[start]

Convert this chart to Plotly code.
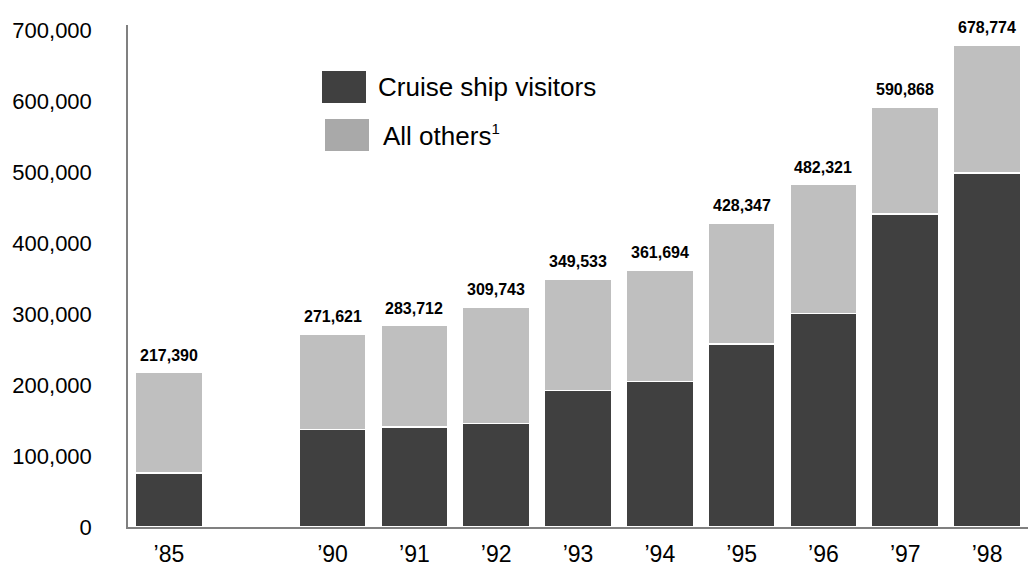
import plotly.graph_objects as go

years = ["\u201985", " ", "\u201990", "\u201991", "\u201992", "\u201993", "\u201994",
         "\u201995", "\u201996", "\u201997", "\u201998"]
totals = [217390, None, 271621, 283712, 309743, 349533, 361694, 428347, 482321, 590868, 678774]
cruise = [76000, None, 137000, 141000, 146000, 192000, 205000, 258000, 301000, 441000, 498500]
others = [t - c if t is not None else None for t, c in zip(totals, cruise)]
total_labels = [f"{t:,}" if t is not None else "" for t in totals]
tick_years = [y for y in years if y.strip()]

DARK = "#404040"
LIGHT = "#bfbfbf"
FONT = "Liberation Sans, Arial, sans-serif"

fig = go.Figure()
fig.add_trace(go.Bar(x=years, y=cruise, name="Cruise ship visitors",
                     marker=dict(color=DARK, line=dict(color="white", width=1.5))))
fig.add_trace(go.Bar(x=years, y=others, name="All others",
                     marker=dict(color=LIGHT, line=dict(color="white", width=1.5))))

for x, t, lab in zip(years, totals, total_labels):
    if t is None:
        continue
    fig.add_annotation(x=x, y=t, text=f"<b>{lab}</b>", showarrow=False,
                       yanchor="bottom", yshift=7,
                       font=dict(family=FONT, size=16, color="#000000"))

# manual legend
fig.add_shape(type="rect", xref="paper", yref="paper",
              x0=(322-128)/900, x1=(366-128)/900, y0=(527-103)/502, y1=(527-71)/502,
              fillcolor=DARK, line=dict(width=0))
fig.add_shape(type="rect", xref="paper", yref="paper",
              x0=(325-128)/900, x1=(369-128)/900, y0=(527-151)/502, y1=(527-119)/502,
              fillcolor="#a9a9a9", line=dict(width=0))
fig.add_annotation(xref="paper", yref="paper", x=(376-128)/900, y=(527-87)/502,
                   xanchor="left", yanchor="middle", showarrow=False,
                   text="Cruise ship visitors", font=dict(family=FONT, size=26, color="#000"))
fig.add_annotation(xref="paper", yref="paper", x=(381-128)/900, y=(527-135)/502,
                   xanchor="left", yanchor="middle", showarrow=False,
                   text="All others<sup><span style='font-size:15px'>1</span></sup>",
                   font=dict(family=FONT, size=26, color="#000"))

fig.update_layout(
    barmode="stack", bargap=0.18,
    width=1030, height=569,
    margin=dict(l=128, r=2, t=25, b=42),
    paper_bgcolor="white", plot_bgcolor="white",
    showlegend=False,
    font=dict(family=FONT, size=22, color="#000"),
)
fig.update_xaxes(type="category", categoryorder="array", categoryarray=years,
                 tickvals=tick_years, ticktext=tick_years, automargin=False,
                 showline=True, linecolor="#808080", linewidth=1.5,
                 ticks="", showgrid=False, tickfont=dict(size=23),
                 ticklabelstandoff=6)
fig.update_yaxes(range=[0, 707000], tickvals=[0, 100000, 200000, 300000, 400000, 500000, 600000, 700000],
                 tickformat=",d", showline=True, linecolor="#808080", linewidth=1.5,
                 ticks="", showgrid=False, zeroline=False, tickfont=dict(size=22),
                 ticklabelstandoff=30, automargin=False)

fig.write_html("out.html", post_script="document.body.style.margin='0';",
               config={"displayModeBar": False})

[end]

*STATED PROBLEM*: Every line from the top of the material above through the line with "import plotly.graph_objects as go" should be duplicated exactly, please; leave out the pictures.

*RESULT FOR THIS EXERCISE*:
Convert this chart to Plotly code.
import plotly.graph_objects as go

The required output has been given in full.